Additional reading: 

Welcome to this Wednesday edition of The D Brief, brought to you by Ben Watson with Bradley Peniston. Share your newsletter tips, reading recommendations, or feedback for the year ahead here. And if you’re not already subscribed, you can do that here. On this day two years ago, Russian leader Vladimir Putin fraudulently announced the independence of two eastern Ukrainian regions, Donetsk and Luhansk, in a transparent attempt to justify his full-scale military invasion of Ukraine.

The U.S. military destroyed a surface-to-air missile launcher in Yemen on Monday, defense officials at Central Command announced Tuesday. About two hours after that strike, a Houthi aerial drone hit the bulk carrier ship, M/V Navis Fortuna, causing minor damage before the ship continued on to its destination in Italy. Less than an hour later, U.S. forces located and destroyed another drone before launch into the Red Sea from western Yemen. 

Earlier Monday, the Houthis fired two anti-ship ballistic missiles at another bulk carrier, M/V Sea Champion, which was loaded with grain bound for the Yemeni port city of Aden. That ship sustained minor damage after one of the missiles detonated near the vessel, according to CENTCOM. But the Sea Champion continued on its course for what would be its 12th time hauling humanitarian aid to Yemenis over the past five years. 

Early Tuesday, U.S. and allied forces in the region shot down 10 more probable Houthi drones fired toward ships in both the Red Sea and the Gulf of Aden during a four-hour period that ended just after midnight. Mere minutes after those engagements ended, the U.S. Navy shot down an anti-ship cruise missile that seemed to be targeting sailors and crew onboard the USS Laboon. 

Also: The French navy said it shot down two drones off Yemen on Monday. It’s likely those engagements were part of the 10-drone shootdown mentioned above.

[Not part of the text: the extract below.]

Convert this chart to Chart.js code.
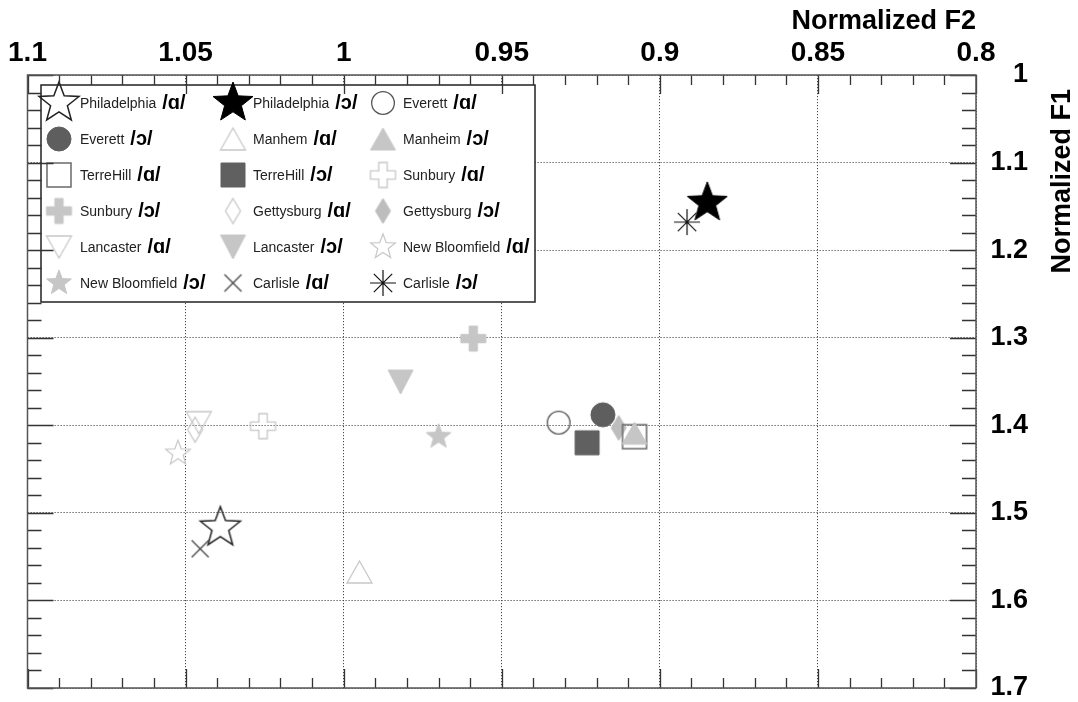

Space Force wants a hotline to China. As orbital space grows more strategically important and more contested, norms and definitions of space conflict are failing to keep up. It’s a situation ripe for misunderstanding and miscalculation, which is why Brig. Gen. Anthony Mastalir, commander of U.S. Space Forces Indo-Pacific, is proposing a hotline to the Chinese military for space issues. 

Rules of engagement in space remain “somewhat immature,” Mastalir told reporters at the Air & Space Forces Association Warfare Symposium last week. “When you think about a hostile act or demonstrating hostile intent in space, what does that look like? And do all nations have a shared understanding of what that looks like?” 

Reminder: U.S. and Chinese military leaders only recently restored communications, more than a year after China broke them off following then-House Speaker Nancy Pelosi’s 2022 visit to Taiwan. D1’s Audrey Decker has a bit more.

UK Trident missile test fails, again. On Jan. 30, HMS Vanguard attempted to test-launch one of its (unarmed) nuclear ICBMs, which crashed after its booster rockets failed. It was the second straight failure of a UK Trident, following a 2016 test-launch from HMS Vengeance off Florida, the BBC reports.

It’s unclear how significant this is, said Matthew Harries, director of proliferation and nuclear policy at the Royal United Services Institute: "There could be a variety of explanations for something going wrong in what HMS Vanguard was doing in test-launching this missile, and there isn't enough information on what exactly that was. The missiles the UK uses are drawn from a common pool that the US and UK both use, and the US has conducted multiple tests without these kind[s] of problems.” Read on, here.

First flight for Turkey's indigenous fighter. The Wednesday takeoff of the KAAN combat aircraft was a milestone for the eight-year-old effort to develop the jet, a partnership between Turkish aerospace firm TUSAS and Britain's BAE Systems. (Reuters)

Speaking of BAE: The company saw a 14% jump in revenue last year, with record backlogs “driven by new submarine contracts and demand linked to Ukraine,” Reuters reports off a press conference with CEO Charles Woodburn.